FDA Questions Sunscreen Safety

The US Food and Drug Administration (FDA) took steps this past week toward improving the quality, safety, and efficacy of sunscreens as part of new authorities for certain over-the-counter (OTC) drugs.

In the short term, how sunscreens are marketed won’t change much. The new authority essentially maintains the status quo as outlined in the 2020 Coronavirus Aid, Relief, and Economic Security (CARES) Act, but a proposed order could have a huge impact long term.

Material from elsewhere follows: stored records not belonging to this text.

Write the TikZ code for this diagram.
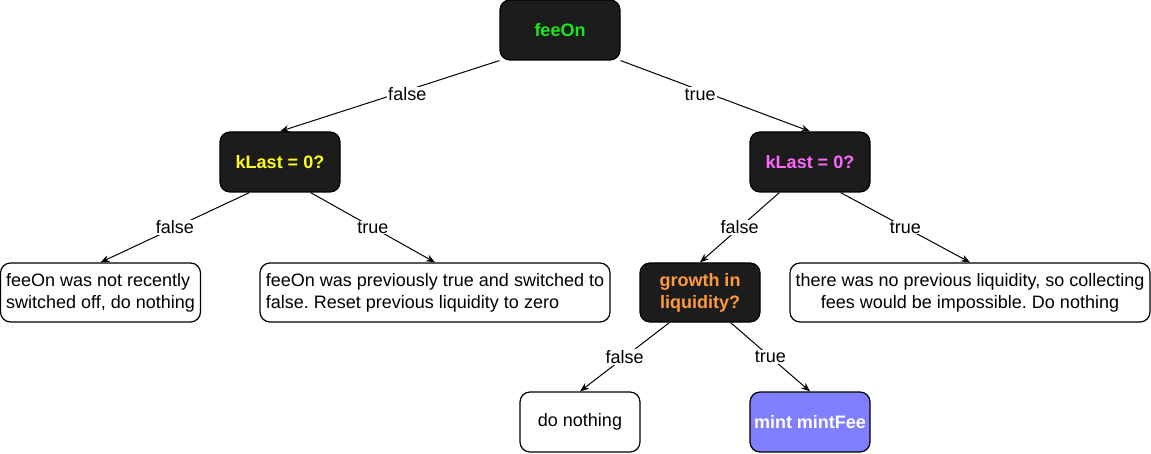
\documentclass[tikz,border=0pt]{standalone}
\usepackage{fontspec}
\setmainfont{Liberation Sans}
\usetikzlibrary{arrows.meta}
\definecolor{darkbox}{HTML}{1C1C1C}
\definecolor{feegreen}{HTML}{1EE61E}
\definecolor{kyellow}{HTML}{FFFF1A}
\definecolor{kpink}{HTML}{FF66FF}
\definecolor{gorange}{HTML}{FF9A3C}
\definecolor{mintblue}{HTML}{7F7FFF}
\tikzset{
  base/.style={rounded corners=10pt, line width=1.2pt, draw=black, font=\fontsize{18}{22}\selectfont\frenchspacing, inner sep=0pt},
  dec/.style={base, fill=darkbox, minimum width=120pt, minimum height=60pt, font=\fontsize{18}{22}\selectfont\bfseries, align=center},
  leaf/.style={base, fill=white, minimum height=59pt, align=center},
  conn/.style={line width=1pt, -{Stealth[length=9pt,width=7pt]}},
  lbl/.style={fill=white, inner sep=1pt, font=\fontsize{18}{22}\selectfont},
  mlbl/.style={lbl, midway}
}
\begin{document}
\begin{tikzpicture}[x=1pt,y=-1pt]
\useasboundingbox (0,0) rectangle (1151,454);
\node[dec, text=feegreen] (fee) at (560,30) {feeOn};
\node[dec, text=kyellow] (kl) at (280,162) {kLast = 0?};
\node[dec, text=kpink] (kr) at (810,162) {kLast = 0?};
\node[leaf, minimum width=200pt, align=left] (l1) at (100.5,292.5) {feeOn was not recently\\switched off, do nothing};
\node[leaf, minimum width=350pt, align=left] (l2) at (435,292.5) {feeOn was previously true and switched to\\false. Reset previous liquidity to zero};
\node[dec, minimum height=59pt, text=gorange] (gr) at (700,292.5) {growth in\\liquidity?};
\node[leaf, minimum width=360pt] (l3) at (970,292.5) {there was no previous liquidity, so collecting\\fees would be impossible. Do nothing};
\node[leaf, minimum width=120pt, minimum height=60pt] (dn) at (580,422) {do nothing};
\node[base, fill=mintblue, text=white, font=\fontsize{18}{22}\selectfont\bfseries, minimum width=120pt, minimum height=60pt] (mf) at (810,422) {mint mintFee};
\draw[conn] (fee.south west) -- (kl.north) node[lbl, pos=0.42, yshift=-4pt] {false};
\draw[conn] (fee.south east) -- (kr.north) node[lbl, pos=0.42, yshift=-4pt] {true};
\draw[conn] ([xshift=30pt]kl.south west) -- (l1.north) node[mlbl] {false};
\draw[conn] ([xshift=-30pt]kl.south east) -- (l2.north) node[mlbl] {true};
\draw[conn] ([xshift=30pt]kr.south west) -- (gr.north) node[mlbl] {false};
\draw[conn] ([xshift=-30pt]kr.south east) -- (l3.north) node[mlbl] {true};
\draw[conn] ([xshift=30pt]gr.south west) -- (dn.north) node[mlbl] {false};
\draw[conn] ([xshift=-30pt]gr.south east) -- (mf.north) node[mlbl] {true};
\end{tikzpicture}
\end{document}
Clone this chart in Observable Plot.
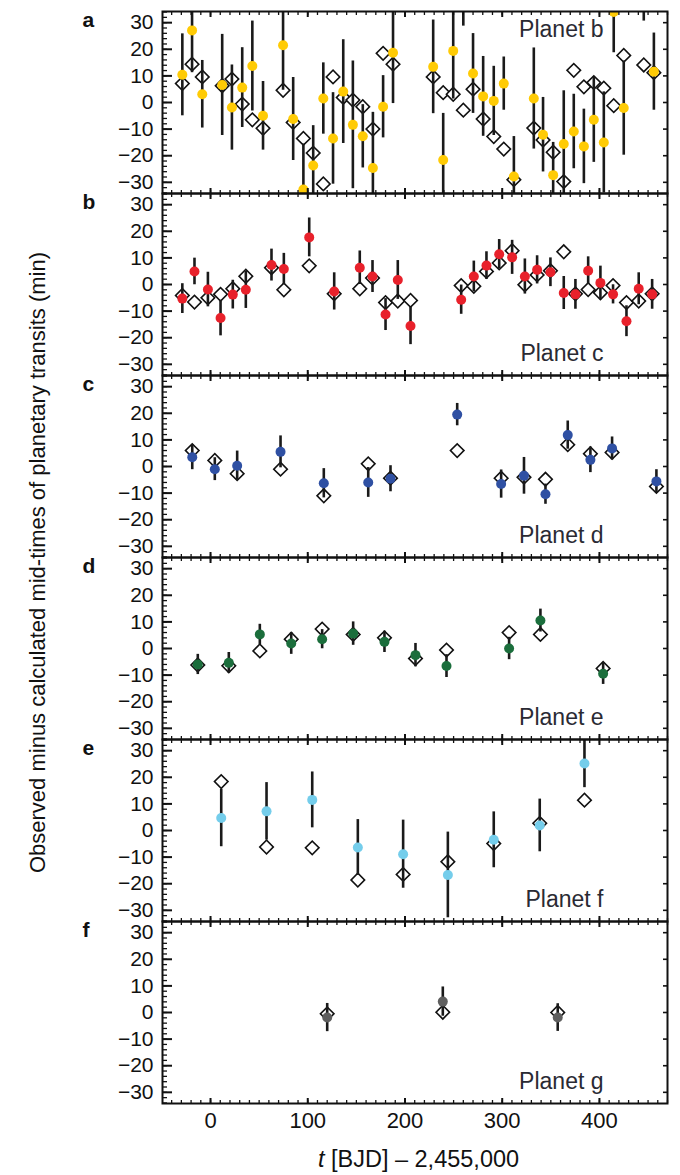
<!DOCTYPE html>
<html>
<head>
<meta charset="utf-8">
<script src="https://cdn.jsdelivr.net/npm/d3@7"></script>
<script src="https://cdn.jsdelivr.net/npm/@observablehq/plot@0.6"></script>
<style>
  body { margin: 0; background: #fff; }
  #chart { position: relative; width: 680px; height: 1175px; font-family: "Liberation Sans", Arial, Helvetica, sans-serif; color: #111; }
  #xlabel { position: absolute; left: 166px; width: 505px; top: 1148px; text-align: center; font-size: 23.5px; line-height: 23.5px; }
</style>
</head>
<body>
<div id="chart"><div id="xlabel"><i>t</i> [BJD] – 2,455,000</div></div>
<script>
// Transit timing variations (observed minus calculated), one panel per planet.
const panels = ["a", "b", "c", "d", "e", "f"];
const planetNames = ["Planet b", "Planet c", "Planet d", "Planet e", "Planet f", "Planet g"];
const planetColors = ["#FFCB05", "#E8212B", "#2F50A3", "#1B6E3C", "#74CDEB", "#5F5F5F"];

// Planet b
const tB = [-29, -19, -8.5, 12, 22, 32.6, 43, 54, 74.6, 85, 95.5, 105.6, 116, 126, 136.5, 146.4, 156.6, 167, 177.5, 187.7, 229, 239.3, 249.6, 260, 270, 280.4, 291.3, 301.6, 312, 332.5, 342, 352.4, 363.3, 373.6, 384, 394.2, 404.5, 414.7, 425, 445.6, 456];
const obsB = [10.4, 27.1, 3.1, 6.6, -1.9, 5.6, 13.7, -5.0, 21.5, -6.2, -32.7, -23.7, 1.5, -13.5, 4.1, -8.4, -12.7, -24.6, -1.6, 18.7, 13.4, -21.6, 19.4, 42, 10.9, 2.3, 0.6, 7.1, -27.8, 1.5, -12.1, -27.3, -15.6, -10.9, -16.5, -6.5, -15, 34, -2.1, 44, 11.6];
const errB = [15.4, 15.9, 12.7, 19, 16, 15, 16.9, 12.9, 16.9, 15.6, 17.1, 15, 13.4, 17.2, 19.5, 24, 11.9, 20.9, 11.7, 19.1, 17.6, 17.5, 18.1, 13.3, 15, 15, 13, 10, 15, 19, 14, 12.3, 20, 14, 14, 16, 19, 15.3, 17.7, 13.4, 14.5];
const modelB = [7.1, 14.4, 9.6, 6.3, 8.8, -0.6, -6.5, -9.7, 4.6, -7.5, -13.5, -19.0, -30.6, 9.6, 1.9, 0.9, -1.6, -10.0, 18.5, 14.4, 9.6, 3.7, 3.1, -2.9, 5.0, -6.2, -12.8, -17.5, -29, -9.6, -14.1, -18.7, -29.7, 12.1, 5.9, 7.5, 5.4, -1.2, 17.7, 14.1, 11.2];

// Planet c
const tC = [-29, -16.5, -2.7, 10.3, 22.9, 36.3, 62.7, 75.4, 101.5, 127.2, 153.5, 166.6, 180, 192.6, 205.7, 257.8, 270.8, 283.8, 296.9, 310.2, 323.3, 335.9, 349.6, 363.3, 375.3, 388.4, 401, 414, 427.8, 440.4, 454.2];
const obsC = [-5.3, 4.9, -1.9, -12.6, -3.8, -2.0, 7.3, 5.8, 17.7, -2.6, 6.3, 3.0, -11.3, 1.7, -15.6, -5.7, 3.0, 7.1, 11.4, 10.2, 3.0, 5.5, 4.6, -3.2, -3.7, 5.2, 0.6, -3.7, -13.8, -1.6, -3.7];
const errC = [5.6, 5, 6.5, 6.7, 5.4, 7, 6, 5.9, 7.3, 7, 6.3, 6, 6, 7.3, 7, 5.5, 5.8, 5.2, 5.5, 6.4, 6.6, 5.3, 5.4, 6.2, 5.6, 5.2, 6.3, 3.6, 5.8, 6, 5.6];
const modelC = [-4.1, -6.6, -5.0, -3.7, -1.6, 3.1, 6.3, -2.0, 7.0, -3.5, -1.6, 2.4, -6.8, -6.2, -6.0, -0.4, -0.7, 4.9, 8.1, 12.7, -0.1, 3.6, 5.2, 12.3, -3.5, -1.9, -3.1, -0.4, -6.8, -6.2, -3.5];

// Planet d
const tD = [-18.8, 4.4, 27.4, 72, 116.5, 162.2, 185.1, 253.7, 298.9, 322.4, 344.5, 367.4, 390.7, 413, 458.6];
const obsD = [3.5, -1.0, 0.3, 5.5, -6.3, -6.0, -4.6, 19.5, -6.6, -3.5, -10.4, 11.8, 2.5, 6.8, -5.6];
const errD = [4.7, 4.3, 5.5, 6, 5.5, 5.6, 4.9, 4.2, 5.3, 6.9, 3.8, 5.3, 4.8, 4.3, 4.4];
const modelD = [6.0, 2.3, -2.7, -1.0, -11.0, 1.0, -4.4, 6.0, -4.4, -4.0, -4.8, 8.2, 4.8, 5.3, -7.5];

// Planet e
const tE = [-13.1, 18.8, 50.7, 83, 114.8, 146.7, 178.9, 210.8, 242.7, 307.1, 339.3, 403.8];
const obsE = [-6.0, -5.4, 5.3, 1.9, 3.5, 5.6, 2.5, -2.5, -6.6, 0, 10.5, -9.5];
const errE = [3.8, 3.9, 3.8, 4.1, 3.6, 4.4, 4, 4.4, 4.3, 4.2, 4.3, 4];
const modelE = [-6.2, -6.5, -0.9, 3.5, 7.3, 5.3, 4.0, -3.8, -0.6, 6.0, 5.3, -7.5];

// Planet f
const tF = [11, 57.6, 104.6, 151.5, 198.1, 244.1, 291.3, 338.6, 384.6];
const obsF = [4.7, 7.2, 11.5, -6.4, -8.9, -16.7, -3.5, 1.9, 25.2];
const errF = [10.8, 10.8, 10.5, 10.5, 12.8, 16.1, 10.5, 9.9, 9.1];
const modelF = [18.4, -6.2, -6.5, -18.6, -16.5, -11.7, -4.9, 2.7, 11.4];

// Planet g
const tG = [120, 238.9, 357.1];
const obsG = [-1.9, 4.1, -1.9];
const errG = [5.3, 5.5, 5.2];
const modelG = [-0.5, 0.1, 0];

// Axis ticks
const xTickLabels = [0, 100, 200, 300, 400];
const xMinorTicks = d3.range(-40, 471, 10);
const yTickLabels = [-30, -20, -10, 0, 10, 20, 30];
const yMinorTicks = d3.range(-34, 35, 2);
const yTitle = "Observed minus calculated mid-times of planetary transits (min)";

const series = [
  [tB, obsB, errB, modelB],
  [tC, obsC, errC, modelC],
  [tD, obsD, errD, modelD],
  [tE, obsE, errE, modelE],
  [tF, obsF, errF, modelF],
  [tG, obsG, errG, modelG]
];

const rows = series.flatMap(([t, obs, err, model], k) =>
  t.map((ti, i) => ({panel: panels[k], t: ti, obs: obs[i], err: err[i], model: model[i], color: planetColors[k]}))
);
const labels = panels.map((p, k) => ({panel: p, name: planetNames[k]}));

const chart = Plot.plot({
  width: 680,
  height: 1140,
  marginTop: 9,
  marginBottom: 36,
  marginLeft: 162,
  marginRight: 13,
  style: {fontFamily: "'Liberation Sans', Arial, Helvetica, sans-serif", fontSize: "20px", color: "#111", background: "white", overflow: "visible"},
  x: {domain: [-49.4, 470]},
  y: {domain: [-34.2, 34.2]},
  fy: {domain: panels, padding: 0, axis: null, label: null},
  color: {type: "identity"},
  marks: [
    // model timings (open diamonds)
    Plot.dot(rows, {x: "t", y: "model", fy: "panel", symbol: "square", rotate: 45, r: 5.4, stroke: "#111", strokeWidth: 1.6, fill: "white", clip: true}),
    // measurement uncertainties
    Plot.ruleX(rows, {x: "t", y1: (d) => d.obs - d.err, y2: (d) => d.obs + d.err, fy: "panel", stroke: "#1a1a1a", strokeWidth: 2.6, clip: true}),
    // measured timings
    Plot.dot(rows, {x: "t", y: "obs", fy: "panel", fill: "color", r: 5, clip: true}),

    Plot.frame({stroke: "#111", strokeWidth: 2}),

    // y axis: labels, inward major and minor ticks on the left, major ticks on the right
    Plot.axisY({anchor: "left", ticks: yTickLabels, tickSize: 0, tickPadding: 9, fontSize: 21, label: null}),
    Plot.axisY({anchor: "left", ticks: yTickLabels, tickSize: 10, dx: 10, strokeWidth: 2, fill: "none", label: null}),
    Plot.axisY({anchor: "left", ticks: yMinorTicks, tickSize: 5, dx: 5, strokeWidth: 1.3, fill: "none", label: null}),
    Plot.axisY({anchor: "right", ticks: yTickLabels, tickSize: 5, dx: -5, strokeWidth: 1.6, fill: "none", label: null}),

    // x axis: inward ticks on every panel, labels at the bottom
    Plot.axisX({anchor: "bottom", facetAnchor: null, ticks: xTickLabels, tickSize: 5, dy: -5, strokeWidth: 2, fill: "none", label: null}),
    Plot.axisX({anchor: "top", facetAnchor: null, ticks: xTickLabels, tickSize: 5, dy: 5, strokeWidth: 2, fill: "none", label: null}),
    Plot.axisX({anchor: "bottom", facetAnchor: null, ticks: xMinorTicks, tickSize: 3, dy: -3, strokeWidth: 1.3, fill: "none", label: null}),
    Plot.axisX({anchor: "top", facetAnchor: null, ticks: xMinorTicks, tickSize: 3, dy: 3, strokeWidth: 1.3, fill: "none", label: null}),
    Plot.axisX({anchor: "bottom", ticks: xTickLabels, tickSize: 0, tickPadding: 9, fontSize: 22, label: null}),

    // panel letters
    Plot.text(labels, {fy: "panel", text: "panel", frameAnchor: "top-left", dx: -80, dy: 15, lineAnchor: "bottom", textAnchor: "start", fontWeight: "bold", fontSize: 21, fill: "#111"}),
    // planet names
    Plot.text(labels.slice(0, 1), {fy: "panel", text: "name", frameAnchor: "top-right", dx: -64, dy: 25, lineAnchor: "bottom", textAnchor: "end", fontSize: 23, fill: "#2a2a33"}),
    Plot.text(labels.slice(1), {fy: "panel", text: "name", frameAnchor: "bottom-right", dx: -64, dy: -15, lineAnchor: "bottom", textAnchor: "end", fontSize: 23, fill: "#2a2a33"}),
    // shared y title, centred on the stack of panels
    Plot.text([{panel: "c", label: yTitle}], {fy: "panel", text: "label", frameAnchor: "bottom-left", rotate: -90, dx: -125, dy: 5, textAnchor: "middle", lineAnchor: "middle", fontSize: 22, fill: "#111"})
  ]
});

document.getElementById("chart").prepend(chart);
</script>
</body>
</html>
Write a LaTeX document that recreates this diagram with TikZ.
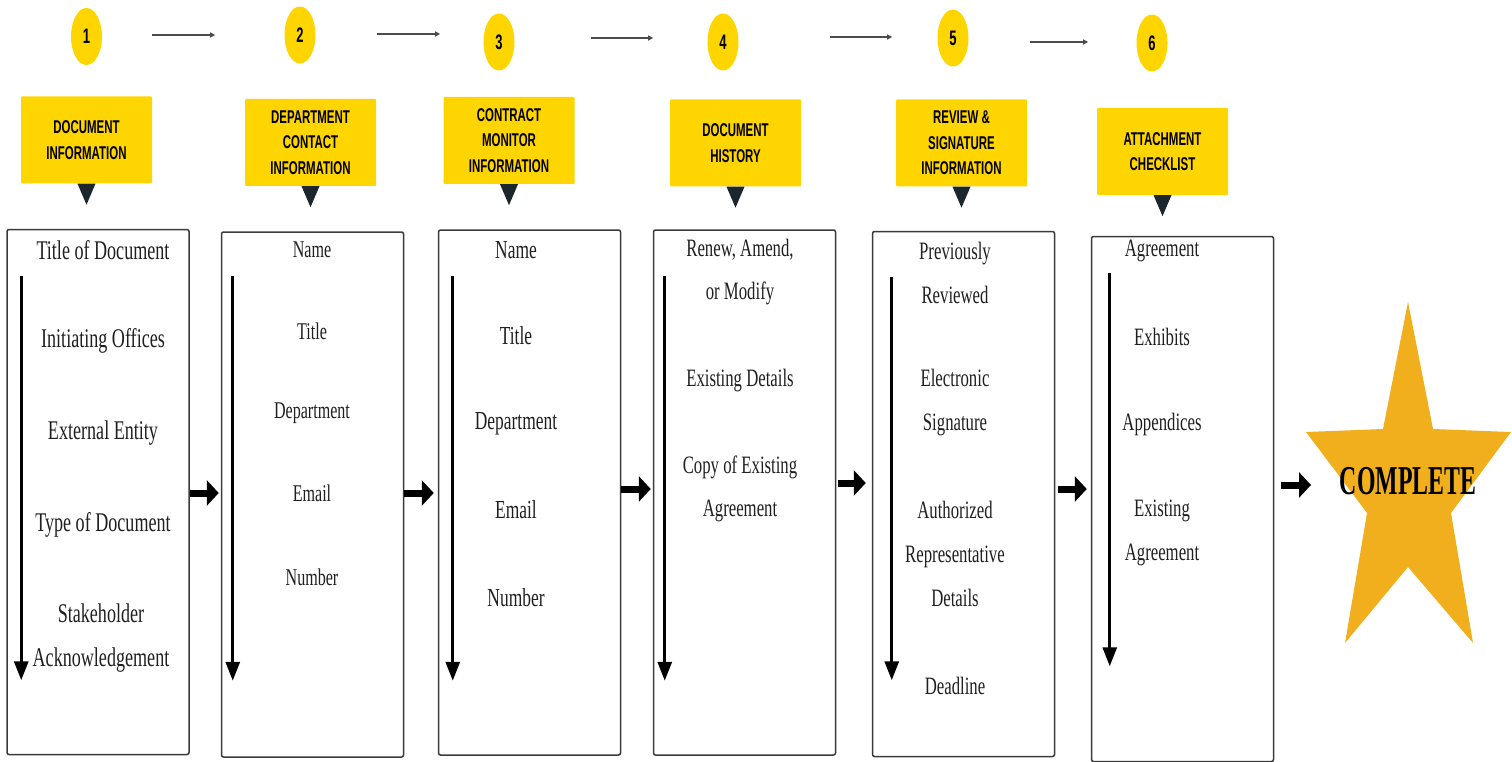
\documentclass[tikz,border=0pt]{standalone}
\usepackage{fontspec}
\usepackage{tikz}
\usetikzlibrary{arrows.meta,shapes.geometric}

\newfontfamily\itemfont[FakeStretch=0.67]{Liberation Serif}
\newfontfamily\headfont[FakeStretch=0.62]{Liberation Sans}
\newfontfamily\donefont[FakeStretch=0.58]{Liberation Serif}

\definecolor{hdyellow}{HTML}{FFD500}
\definecolor{pointer}{HTML}{1C262D}
\definecolor{starfill}{HTML}{F2AF1D}
\definecolor{frame}{HTML}{3A3A3A}

\tikzset{
  stepnum/.style={ellipse, fill=hdyellow, minimum width=31pt, minimum height=57pt, inner sep=0pt,
    font=\headfont\bfseries\fontsize{21}{21}\selectfont},
  header/.style={rectangle, fill=hdyellow, rounded corners=1pt, minimum width=131pt, minimum height=87pt,
    inner sep=0pt, align=center, font=\headfont\bfseries\fontsize{18.5}{25.5}\selectfont},
  listbox/.style={rectangle, draw=frame, line width=1.5pt, rounded corners=2pt, minimum width=182pt,
    minimum height=525pt, inner sep=0pt},
  item/.style={inner sep=0pt, align=center, text=black!88},
  toparrow/.style={draw=black!70, line width=1.5pt, -{Triangle[width=5pt,length=5pt]}},
  downarrow/.style={line width=3pt, -{Triangle[width=14pt,length=19pt]}},
  linkarrow/.style={line width=7pt, -{Triangle[width=25pt,length=12pt]}}
}

\begin{document}
\begin{tikzpicture}[x=1pt, y=-1pt]
  \useasboundingbox (0,0) rectangle (1512,762);

  % numbered steps
  \node[stepnum] (n1) at (86.5,36.5) {1};
  \node[stepnum] (n2) at (300,35) {2};
  \node[stepnum] (n3) at (499,42) {3};
  \node[stepnum] (n4) at (723,42) {4};
  \node[stepnum] (n5) at (953,38) {5};
  \node[stepnum] (n6) at (1152,43) {6};

  \draw[toparrow] ([shift={(50,-1.5)}]n1.east) -- ++(63,0);
  \draw[toparrow] ([shift={(61.5,-1)}]n2.east) -- ++(63,0);
  \draw[toparrow] ([shift={(76.5,-4)}]n3.east) -- ++(62,0);
  \draw[toparrow] ([shift={(91.5,-5)}]n4.east) -- ++(62,0);
  \draw[toparrow] ([shift={(61.5,4)}]n5.east) -- ++(58,0);

  % yellow headers
  \node[header] (h1) at (86.5,140) {DOCUMENT\\INFORMATION};
  \node[header] (h2) at (310.5,142.5) {DEPARTMENT\\CONTACT\\INFORMATION};
  \node[header] (h3) at (509,140.5) {CONTRACT\\MONITOR\\INFORMATION};
  \node[header] (h4) at (735.5,143) {DOCUMENT\\HISTORY};
  \node[header] (h5) at (961.5,143) {REVIEW \&\\SIGNATURE\\INFORMATION};
  \node[header] (h6) at (1162.5,151.5) {ATTACHMENT\\CHECKLIST};

  \fill[pointer] ([xshift=-9pt]h1.south) -- ++(18,0) -- ++(-9,21) -- cycle;
  \fill[pointer] ([xshift=-9pt]h2.south) -- ++(18,0) -- ++(-9,21) -- cycle;
  \fill[pointer] ([xshift=-9pt]h3.south) -- ++(18,0) -- ++(-9,21) -- cycle;
  \fill[pointer] ([xshift=-9pt]h4.south) -- ++(18,0) -- ++(-9,21) -- cycle;
  \fill[pointer] ([xshift=-9pt]h5.south) -- ++(18,0) -- ++(-9,21) -- cycle;
  \fill[pointer] ([xshift=-9pt]h6.south) -- ++(18,0) -- ++(-9,21) -- cycle;

  % list boxes
  \node[listbox] (b1) at (98,492) {};
  \node[listbox] (b2) at (312.5,494.5) {};
  \node[listbox] (b3) at (529.5,492.5) {};
  \node[listbox] (b4) at (744.5,492.5) {};
  \node[listbox] (b5) at (963.5,494) {};
  \node[listbox] (b6) at (1182.5,499) {};

  \draw[downarrow] ([shift={(15,47)}]b1.north west) -- ([shift={(15,-75)}]b1.south west);
  \draw[downarrow] ([shift={(12,45)}]b2.north west) -- ([shift={(12,-77)}]b2.south west);
  \draw[downarrow] ([shift={(15,47)}]b3.north west) -- ([shift={(15,-75)}]b3.south west);
  \draw[downarrow] ([shift={(12,47)}]b4.north west) -- ([shift={(12,-75)}]b4.south west);
  \draw[downarrow] ([shift={(20,46)}]b5.north west) -- ([shift={(20,-77)}]b5.south west);
  \draw[downarrow] ([shift={(19,37)}]b6.north west) -- ([shift={(19,-96)}]b6.south west);

  % box 1
  \begin{scope}[every node/.style={item, font=\itemfont\fontsize{27}{44}\selectfont}]
    \node (doctitle) at (103,250) {Title of Document};
    \node (offices) at (103,341) {Initiating Offices};
    \node (entity) at (103,433) {External Entity};
    \node (doctype) at (103,525) {Type of Document};
    \node (stake) at (101,638) {Stakeholder\\Acknowledgement};
  \end{scope}

  % box 2
  \begin{scope}[every node/.style={item, font=\itemfont\fontsize{24}{44}\selectfont}]
    \node (dname) at (312,250) {Name};
    \node (dtitle) at (312,331) {Title};
    \node (ddept) at (312,413) {Department};
    \node (demail) at (312,493) {Email};
    \node (dnum) at (312,577) {Number};
  \end{scope}

  % box 3
  \begin{scope}[every node/.style={item, font=\itemfont\fontsize{26}{44}\selectfont}]
    \node (mname) at (516,250) {Name};
    \node (mtitle) at (516,336) {Title};
    \node (mdept) at (516,424) {Department};
    \node (memail) at (516,510) {Email};
    \node (mnum) at (516,598) {Number};
  \end{scope}

  % box 4
  \begin{scope}[every node/.style={item, font=\itemfont\fontsize{25}{43}\selectfont}]
    \node (renew) at (740,272.5) {Renew, Amend,\\or Modify};
    \node (details) at (740,381) {Existing Details};
    \node (copy) at (740,488.5) {Copy of Existing\\Agreement};
  \end{scope}

  % box 5
  \begin{scope}[every node/.style={item, font=\itemfont\fontsize{25}{44}\selectfont}]
    \node (prev) at (955,272.5) {Previously\\Reviewed};
    \node (esig) at (955,402.5) {Electronic\\Signature};
    \node (authrep) at (955,554) {Authorized\\Representative\\Details};
    \node (deadline) at (955,686) {Deadline};
  \end{scope}

  % box 6
  \begin{scope}[every node/.style={item, font=\itemfont\fontsize{25}{44}\selectfont}]
    \node (agree) at (1162,251) {Agreement};
    \node (exhib) at (1162,337) {Exhibits};
    \node (append) at (1162,424) {Appendices};
    \node (existing) at (1162,533) {Existing\\Agreement};
  \end{scope}

  % star
  \fill[starfill] (1408,302) -- (1433,429) -- (1511,432) -- (1451,513) -- (1473,643) -- (1408,567)
    -- (1345,643) -- (1367,513) -- (1306,432) -- (1383,429) -- cycle;
  \node[inner sep=0pt, font=\donefont\bfseries\fontsize{41}{41}\selectfont] (done) at (1408,481) {COMPLETE};
  \coordinate (donein) at (1311,485);

  \draw[linkarrow] (b1.east |- 0,493) -- ([xshift=-2pt]b2.west |- 0,493);
  \draw[linkarrow] (b2.east |- 0,493) -- ([xshift=-4pt]b3.west |- 0,493);
  \draw[linkarrow] (b3.east |- 0,489) -- ([xshift=-2pt]b4.west |- 0,489);
  \draw[linkarrow] ([xshift=2pt]b4.east |- 0,483) -- ([xshift=-6pt]b5.west |- 0,483);
  \draw[linkarrow] ([xshift=3pt]b5.east |- 0,489) -- ([xshift=-4pt]b6.west |- 0,489);
  \draw[linkarrow] ([xshift=7pt]b6.east |- 0,485) -- (donein);
\end{tikzpicture}
\end{document}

The FDA’s proposed order would change requirements related to maximum sun protection factor (SPF) values, active ingredients, broad spectrum requirements, and product labeling. It would also reevaluate what active ingredients are generally recognized as safe and effective (GRASE).

Proposed Labeling Changes

  • SPF 60+ would be the maximum labeled SPF.
  • An alphabetical list of the active ingredients would have to be prominently displayed.
  • A “Skin Cancer/Skin Aging alert” on packaging would be required for sunscreen products that have not been shown to help prevent skin cancer or early skin aging from the sun

Broad Spectrum Protection

All sunscreens with SPF values of 15 and above must provide broad spectrum protection. This designates that the product blocks both UVA and UVB rays.

GRASE Status

OTC drugs with active ingredients that are deemed generally recognized as safe and effective (GRASE) can be marketed without new drug approval. The CARES Act expanded the GRASE list for sunscreen active ingredients to 16. The FDA proposal identifies 12 sunscreen ingredients that it would like to see additional safety and efficacy data on. Mineral ingredients zinc oxide and titanium dioxide would maintain GRASE status.

The FDA emphasizes that any new sunscreen requirements will take over a year to be implemented. The proposed order must go through a 45-day public comment period. Then, at least a year must past before the revised final order can take effect as specified by the CARES Act.